Enhancing Point Cloud Quality Assessment with Grouped Convolutions: A Streamlined Approach Inspired by COPP-Net

In the dynamic landscape of 3D vision applications, the Point Cloud Quality Assessment (PCQA) has become a critical focus. This paper presents an enhanced version of COPP-Net. COPP-Net strategically divides a point cloud into patches, leveraging a Point Cloud Pre-processing Module to normalize spatial coordinates and employ Farthest Point Sampling (FPS) and K-Nearest Neighbor algorithms for efficient patch creation. The subsequent Patch Feature Generation Module utilizes local texture and 3D structure feature generation Adaptive R-Sampling KNN PointNet++ Network networks (ARKPt and ARKPs) based on the ARKP architecture. Notably, the Adaptive R-Sampling KNN PointNet++ Network (ARKP) network undergoes improvements, including grouped convolutions and block reduction, resulting in a remarkable 50% reduction in trainable parameters and enhanced computational efficiency. The Point Cloud Quality Regression Module predicts the overall point cloud quality score from patch features, employing a regression head with linear layers, batch normalization, and leaky ReLU layers.

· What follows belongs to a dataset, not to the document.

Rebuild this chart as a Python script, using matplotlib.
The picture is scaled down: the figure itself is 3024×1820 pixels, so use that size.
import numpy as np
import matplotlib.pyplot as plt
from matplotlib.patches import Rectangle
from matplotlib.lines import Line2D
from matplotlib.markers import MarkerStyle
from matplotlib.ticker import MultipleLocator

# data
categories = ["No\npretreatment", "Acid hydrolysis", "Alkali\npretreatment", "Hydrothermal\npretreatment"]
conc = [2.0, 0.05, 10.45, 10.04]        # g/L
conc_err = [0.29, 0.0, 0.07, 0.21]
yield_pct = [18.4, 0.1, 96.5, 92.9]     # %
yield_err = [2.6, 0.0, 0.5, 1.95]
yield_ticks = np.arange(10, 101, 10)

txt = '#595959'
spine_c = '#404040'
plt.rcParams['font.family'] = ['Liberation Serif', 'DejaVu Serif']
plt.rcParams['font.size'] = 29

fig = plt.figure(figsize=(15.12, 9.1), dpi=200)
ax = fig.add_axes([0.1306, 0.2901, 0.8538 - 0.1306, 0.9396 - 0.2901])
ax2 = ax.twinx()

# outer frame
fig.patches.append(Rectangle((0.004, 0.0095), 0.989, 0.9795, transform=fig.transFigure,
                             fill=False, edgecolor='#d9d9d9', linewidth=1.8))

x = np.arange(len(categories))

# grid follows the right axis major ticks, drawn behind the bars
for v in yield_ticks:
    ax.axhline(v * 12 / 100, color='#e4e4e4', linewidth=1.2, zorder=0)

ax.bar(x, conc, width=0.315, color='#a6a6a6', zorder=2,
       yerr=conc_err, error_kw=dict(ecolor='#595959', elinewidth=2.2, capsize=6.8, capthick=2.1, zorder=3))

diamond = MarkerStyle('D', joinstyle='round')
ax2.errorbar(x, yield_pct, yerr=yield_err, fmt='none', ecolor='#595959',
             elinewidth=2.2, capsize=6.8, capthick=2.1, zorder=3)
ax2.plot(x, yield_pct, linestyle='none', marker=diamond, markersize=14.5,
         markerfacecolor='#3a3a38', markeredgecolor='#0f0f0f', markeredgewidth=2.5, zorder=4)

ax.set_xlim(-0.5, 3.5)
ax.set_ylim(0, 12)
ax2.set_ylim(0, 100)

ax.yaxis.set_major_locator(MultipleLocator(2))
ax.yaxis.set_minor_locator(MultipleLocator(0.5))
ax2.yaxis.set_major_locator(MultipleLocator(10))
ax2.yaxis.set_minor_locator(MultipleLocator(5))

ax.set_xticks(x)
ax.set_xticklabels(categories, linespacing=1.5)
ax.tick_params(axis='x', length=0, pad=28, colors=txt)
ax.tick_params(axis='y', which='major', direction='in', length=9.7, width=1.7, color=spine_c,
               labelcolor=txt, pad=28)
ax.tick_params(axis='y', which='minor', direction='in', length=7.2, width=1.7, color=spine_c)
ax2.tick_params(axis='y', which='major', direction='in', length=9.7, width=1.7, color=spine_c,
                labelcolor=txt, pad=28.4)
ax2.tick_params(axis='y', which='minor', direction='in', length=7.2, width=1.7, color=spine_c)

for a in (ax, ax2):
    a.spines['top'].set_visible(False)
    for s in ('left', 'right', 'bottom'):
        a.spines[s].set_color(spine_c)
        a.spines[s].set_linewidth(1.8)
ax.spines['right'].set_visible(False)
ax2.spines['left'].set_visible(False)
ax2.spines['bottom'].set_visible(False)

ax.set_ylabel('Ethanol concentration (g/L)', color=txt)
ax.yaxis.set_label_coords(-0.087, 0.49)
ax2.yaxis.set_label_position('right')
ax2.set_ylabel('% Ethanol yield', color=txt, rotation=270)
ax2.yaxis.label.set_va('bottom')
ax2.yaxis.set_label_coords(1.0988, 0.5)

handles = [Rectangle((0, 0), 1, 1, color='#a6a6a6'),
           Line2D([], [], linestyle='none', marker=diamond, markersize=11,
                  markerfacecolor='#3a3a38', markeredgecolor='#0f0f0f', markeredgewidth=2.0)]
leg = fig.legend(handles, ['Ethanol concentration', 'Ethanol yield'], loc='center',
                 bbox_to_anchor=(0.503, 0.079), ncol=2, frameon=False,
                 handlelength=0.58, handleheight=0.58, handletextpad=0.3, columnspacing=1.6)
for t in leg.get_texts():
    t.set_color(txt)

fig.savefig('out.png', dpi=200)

The Correlation Analysis Network (CORA) network further refines the assessment by estimating correlations between patch and overall point cloud quality, introducing correlation labels for improved accuracy. Experiments conducted on diverse datasets, including WPC, WPC2.0, and LS-PCQA, showcase the efficacy of the improved COPP-Net. Impressively, the introduced improvements result in a 20% decrease in one-epoch time for ARKP and a 10% decrease for CORA, while maintaining consistent model accuracy across all tested datasets.